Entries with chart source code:
•••

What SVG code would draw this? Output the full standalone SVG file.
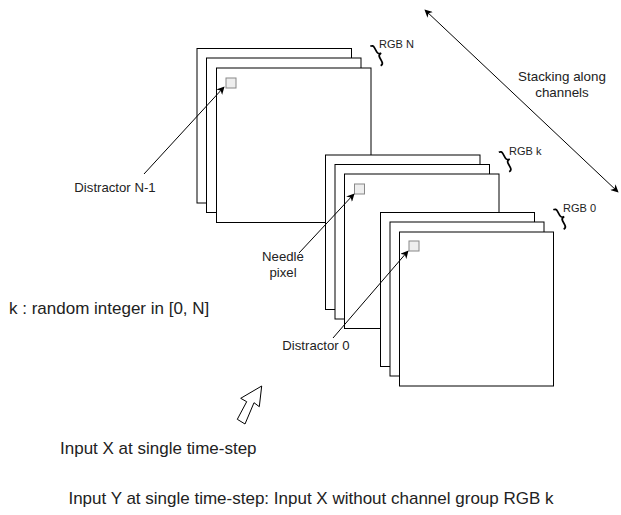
<svg xmlns="http://www.w3.org/2000/svg" width="621" height="515" viewBox="0 0 621 515">
<defs>
<marker id="arr" viewBox="0 0 10 10" refX="9" refY="5" markerWidth="8" markerHeight="8" markerUnits="userSpaceOnUse" orient="auto-start-reverse">
<path d="M0,0 L10,5 L0,10 L3,5 z" fill="#000"/>
</marker>
<path id="brace" d="M0,-11 Q3,-11 3,-8 L3,-3 Q3,0 6.5,0 Q3,0 3,3 L3,8 Q3,11 0,11" fill="none" stroke="#000" stroke-width="1.7"/>
</defs>
<style>
.fr{fill:#fff;stroke:#000;stroke-width:1}
.px{fill:#eee;stroke:#888;stroke-width:1}
.t{font-family:"Liberation Sans",Arial,sans-serif;fill:#222}
.conn{stroke:#000;stroke-width:1;fill:none}
</style>
<rect width="621" height="515" fill="#fff"/>

<g id="stackN">
<rect class="fr" x="197" y="48.5" width="154.5" height="154.5"/>
<rect class="fr" x="206.5" y="58" width="154.5" height="154.5"/>
<rect class="fr" x="216.5" y="68" width="154.5" height="154.5"/>
<rect class="px" x="226" y="78" width="10" height="10"/>
<use href="#brace" transform="translate(375.5,56) rotate(-28)"/>
<text class="t" x="379" y="47.5" font-size="11">RGB N</text>
</g>

<g id="stackK">
<rect class="fr" x="325.5" y="155" width="154.5" height="154.5"/>
<rect class="fr" x="335" y="164.5" width="154.5" height="154.5"/>
<rect class="fr" x="344.5" y="174" width="154.5" height="154.5"/>
<rect class="px" x="354.5" y="184" width="10" height="10"/>
<use href="#brace" transform="translate(504,162) rotate(-28)"/>
<text class="t" x="509" y="155" font-size="11">RGB k</text>
</g>

<g id="stack0">
<rect class="fr" x="380.5" y="212.5" width="154" height="154"/>
<rect class="fr" x="390" y="222" width="154" height="154"/>
<rect class="fr" x="399.5" y="232" width="154" height="154"/>
<rect class="px" x="409" y="241" width="10" height="10"/>
<use href="#brace" transform="translate(558.5,219.5) rotate(-28)"/>
<text class="t" x="563" y="212" font-size="11">RGB 0</text>
</g>

<g id="connectors">
<line class="conn" x1="144" y1="174" x2="224" y2="87" marker-end="url(#arr)"/>
<line class="conn" x1="299" y1="253" x2="354" y2="194" marker-end="url(#arr)"/>
<line class="conn" x1="333" y1="338" x2="408" y2="251" marker-end="url(#arr)"/>
<line class="conn" x1="425" y1="10" x2="618" y2="192" marker-start="url(#arr)" marker-end="url(#arr)"/>
</g>

<g id="labels">
<text class="t" x="115" y="192" font-size="13.2" text-anchor="middle">Distractor N-1</text>
<text class="t" x="283" y="261" font-size="13.2" text-anchor="middle">Needle</text>
<text class="t" x="283" y="277" font-size="13.2" text-anchor="middle">pixel</text>
<text class="t" x="316" y="350" font-size="13.2" text-anchor="middle">Distractor 0</text>
<text class="t" x="562" y="81" font-size="13.4" text-anchor="middle">Stacking along</text>
<text class="t" x="562" y="96.5" font-size="13.4" text-anchor="middle">channels</text>
<text class="t" x="9" y="314" font-size="17">k : random integer in [0, N]</text>
<text class="t" x="60" y="454" font-size="17">Input X at single time-step</text>
<text class="t" x="311" y="504" font-size="17" text-anchor="middle">Input Y at single time-step: Input X without channel group RGB k</text>
</g>

<g id="hollowArrow">
<path d="M237.3,419.3 L246.7,401.7 L240.7,398.3 L261.7,386 L259.3,406.7 L254,402.7 L245,424 Z" fill="#fff" stroke="#000" stroke-width="1"/>
</g>
</svg>
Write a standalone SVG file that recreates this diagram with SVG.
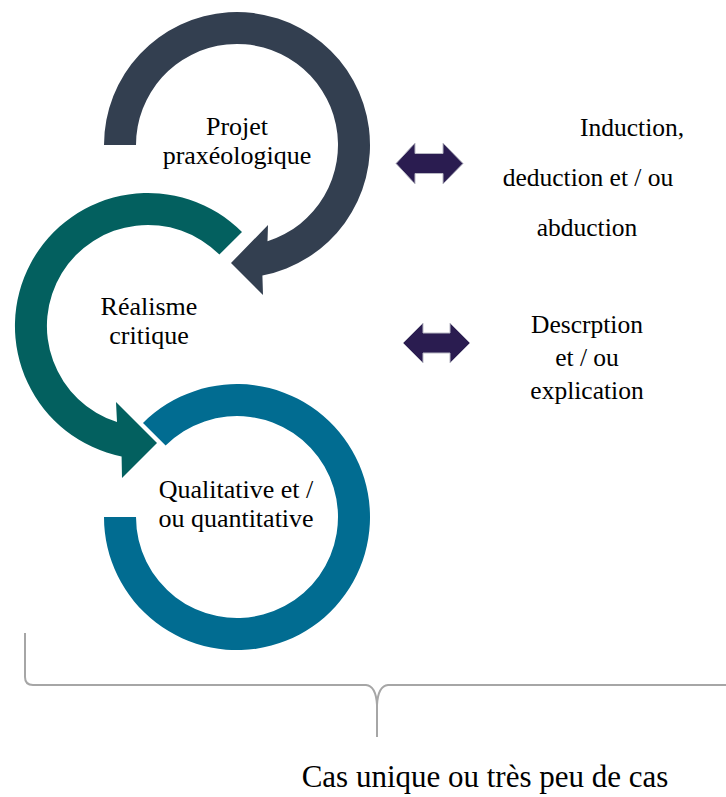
<svg xmlns="http://www.w3.org/2000/svg" width="726" height="797" viewBox="0 0 726 797">
<style>
text{font-family:"Liberation Serif","Times New Roman",serif;fill:#000;}
.lbl{font-size:26px;text-anchor:middle;}
.side{font-size:25.5px;text-anchor:middle;}
.dbl{fill:#2A1C50;stroke:#B8B8C4;stroke-width:1;}
</style>
<rect width="726" height="797" fill="#fff"/>
<g id="node-projet">
<path d="M 104 145 A 133 133 0 1 1 262.4 275.6 L 263 295 L 231 263 L 268 225 L 267.5 241.3 A 101 101 0 1 0 136 145 Z" fill="#333F50"/>
<text class="lbl" x="237" y="135">Projet</text>
<text class="lbl" x="237" y="164">praxéologique</text>
</g>
<g id="node-realisme">
<path d="M 242 232 A 133 133 0 1 0 121.6 456.4 L 122 478 L 157 443 L 116 402 L 117 422.1 A 101 101 0 1 1 219.4 254.6 Z" fill="#03605F"/>
<text class="lbl" x="149" y="315">Réalisme</text>
<text class="lbl" x="149" y="344">critique</text>
</g>
<g id="node-quali">
<path d="M 143 423 A 133 133 0 1 1 104 517 L 136 517 A 101 101 0 1 0 165.6 445.6 Z" fill="#016C91"/>
<text class="lbl" x="236" y="498">Qualitative et /</text>
<text class="lbl" x="236" y="527">ou quantitative</text>
</g>
<g id="node-induction">
<text class="side" x="580" y="136" style="text-anchor:start">Induction,</text>
<text class="side" x="588" y="186">deduction et / ou</text>
<text class="side" x="587" y="236">abduction</text>
</g>
<g id="node-description">
<text class="side" x="587" y="333">Descrption</text>
<text class="side" x="587" y="366">et / ou</text>
<text class="side" x="587" y="399">explication</text>
</g>
<g id="node-cas">
<text x="485" y="787" style="font-size:31px;text-anchor:middle">Cas unique ou très peu de cas</text>
</g>
<g id="connectors">
<path class="dbl" d="M 396 163.5 L 415 143 L 415 153.5 L 443 153.5 L 443 143 L 463 163.5 L 443 184 L 443 173.5 L 415 173.5 L 415 184 Z"/>
<path class="dbl" d="M 403 343 L 423 323 L 423 333 L 450 333 L 450 323 L 470 343 L 450 363 L 450 353 L 423 353 L 423 363 Z"/>
<path d="M 25 633 V 677 Q 25 685 33 685 H 366 Q 376 686 377 705 V 737 M 377 705 Q 378 686 388 685 H 728" fill="none" stroke="#A6A6A6" stroke-width="2"/>
</g>
</svg>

•••

» TASK DESCRIPTION: Leave images out of the retyped records; keep all else exact.

» FULL RESPONSE:
What SVG code would draw this? Output the full standalone SVG file.
<svg xmlns="http://www.w3.org/2000/svg" width="621" height="515" viewBox="0 0 621 515">
<defs>
<marker id="arr" viewBox="0 0 10 10" refX="9" refY="5" markerWidth="8" markerHeight="8" markerUnits="userSpaceOnUse" orient="auto-start-reverse">
<path d="M0,0 L10,5 L0,10 L3,5 z" fill="#000"/>
</marker>
<path id="brace" d="M0,-11 Q3,-11 3,-8 L3,-3 Q3,0 6.5,0 Q3,0 3,3 L3,8 Q3,11 0,11" fill="none" stroke="#000" stroke-width="1.7"/>
</defs>
<style>
.fr{fill:#fff;stroke:#000;stroke-width:1}
.px{fill:#eee;stroke:#888;stroke-width:1}
.t{font-family:"Liberation Sans",Arial,sans-serif;fill:#222}
.conn{stroke:#000;stroke-width:1;fill:none}
</style>
<rect width="621" height="515" fill="#fff"/>

<g id="stackN">
<rect class="fr" x="197" y="48.5" width="154.5" height="154.5"/>
<rect class="fr" x="206.5" y="58" width="154.5" height="154.5"/>
<rect class="fr" x="216.5" y="68" width="154.5" height="154.5"/>
<rect class="px" x="226" y="78" width="10" height="10"/>
<use href="#brace" transform="translate(375.5,56) rotate(-28)"/>
<text class="t" x="379" y="47.5" font-size="11">RGB N</text>
</g>

<g id="stackK">
<rect class="fr" x="325.5" y="155" width="154.5" height="154.5"/>
<rect class="fr" x="335" y="164.5" width="154.5" height="154.5"/>
<rect class="fr" x="344.5" y="174" width="154.5" height="154.5"/>
<rect class="px" x="354.5" y="184" width="10" height="10"/>
<use href="#brace" transform="translate(504,162) rotate(-28)"/>
<text class="t" x="509" y="155" font-size="11">RGB k</text>
</g>

<g id="stack0">
<rect class="fr" x="380.5" y="212.5" width="154" height="154"/>
<rect class="fr" x="390" y="222" width="154" height="154"/>
<rect class="fr" x="399.5" y="232" width="154" height="154"/>
<rect class="px" x="409" y="241" width="10" height="10"/>
<use href="#brace" transform="translate(558.5,219.5) rotate(-28)"/>
<text class="t" x="563" y="212" font-size="11">RGB 0</text>
</g>

<g id="connectors">
<line class="conn" x1="144" y1="174" x2="224" y2="87" marker-end="url(#arr)"/>
<line class="conn" x1="299" y1="253" x2="354" y2="194" marker-end="url(#arr)"/>
<line class="conn" x1="333" y1="338" x2="408" y2="251" marker-end="url(#arr)"/>
<line class="conn" x1="425" y1="10" x2="618" y2="192" marker-start="url(#arr)" marker-end="url(#arr)"/>
</g>

<g id="labels">
<text class="t" x="115" y="192" font-size="13.2" text-anchor="middle">Distractor N-1</text>
<text class="t" x="283" y="261" font-size="13.2" text-anchor="middle">Needle</text>
<text class="t" x="283" y="277" font-size="13.2" text-anchor="middle">pixel</text>
<text class="t" x="316" y="350" font-size="13.2" text-anchor="middle">Distractor 0</text>
<text class="t" x="562" y="81" font-size="13.4" text-anchor="middle">Stacking along</text>
<text class="t" x="562" y="96.5" font-size="13.4" text-anchor="middle">channels</text>
<text class="t" x="9" y="314" font-size="17">k : random integer in [0, N]</text>
<text class="t" x="60" y="454" font-size="17">Input X at single time-step</text>
<text class="t" x="311" y="504" font-size="17" text-anchor="middle">Input Y at single time-step: Input X without channel group RGB k</text>
</g>

<g id="hollowArrow">
<path d="M237.3,419.3 L246.7,401.7 L240.7,398.3 L261.7,386 L259.3,406.7 L254,402.7 L245,424 Z" fill="#fff" stroke="#000" stroke-width="1"/>
</g>
</svg>
Write a standalone SVG file that recreates this diagram with SVG.
<svg xmlns="http://www.w3.org/2000/svg" width="726" height="797" viewBox="0 0 726 797">
<style>
text{font-family:"Liberation Serif","Times New Roman",serif;fill:#000;}
.lbl{font-size:26px;text-anchor:middle;}
.side{font-size:25.5px;text-anchor:middle;}
.dbl{fill:#2A1C50;stroke:#B8B8C4;stroke-width:1;}
</style>
<rect width="726" height="797" fill="#fff"/>
<g id="node-projet">
<path d="M 104 145 A 133 133 0 1 1 262.4 275.6 L 263 295 L 231 263 L 268 225 L 267.5 241.3 A 101 101 0 1 0 136 145 Z" fill="#333F50"/>
<text class="lbl" x="237" y="135">Projet</text>
<text class="lbl" x="237" y="164">praxéologique</text>
</g>
<g id="node-realisme">
<path d="M 242 232 A 133 133 0 1 0 121.6 456.4 L 122 478 L 157 443 L 116 402 L 117 422.1 A 101 101 0 1 1 219.4 254.6 Z" fill="#03605F"/>
<text class="lbl" x="149" y="315">Réalisme</text>
<text class="lbl" x="149" y="344">critique</text>
</g>
<g id="node-quali">
<path d="M 143 423 A 133 133 0 1 1 104 517 L 136 517 A 101 101 0 1 0 165.6 445.6 Z" fill="#016C91"/>
<text class="lbl" x="236" y="498">Qualitative et /</text>
<text class="lbl" x="236" y="527">ou quantitative</text>
</g>
<g id="node-induction">
<text class="side" x="580" y="136" style="text-anchor:start">Induction,</text>
<text class="side" x="588" y="186">deduction et / ou</text>
<text class="side" x="587" y="236">abduction</text>
</g>
<g id="node-description">
<text class="side" x="587" y="333">Descrption</text>
<text class="side" x="587" y="366">et / ou</text>
<text class="side" x="587" y="399">explication</text>
</g>
<g id="node-cas">
<text x="485" y="787" style="font-size:31px;text-anchor:middle">Cas unique ou très peu de cas</text>
</g>
<g id="connectors">
<path class="dbl" d="M 396 163.5 L 415 143 L 415 153.5 L 443 153.5 L 443 143 L 463 163.5 L 443 184 L 443 173.5 L 415 173.5 L 415 184 Z"/>
<path class="dbl" d="M 403 343 L 423 323 L 423 333 L 450 333 L 450 323 L 470 343 L 450 363 L 450 353 L 423 353 L 423 363 Z"/>
<path d="M 25 633 V 677 Q 25 685 33 685 H 366 Q 376 686 377 705 V 737 M 377 705 Q 378 686 388 685 H 728" fill="none" stroke="#A6A6A6" stroke-width="2"/>
</g>
</svg>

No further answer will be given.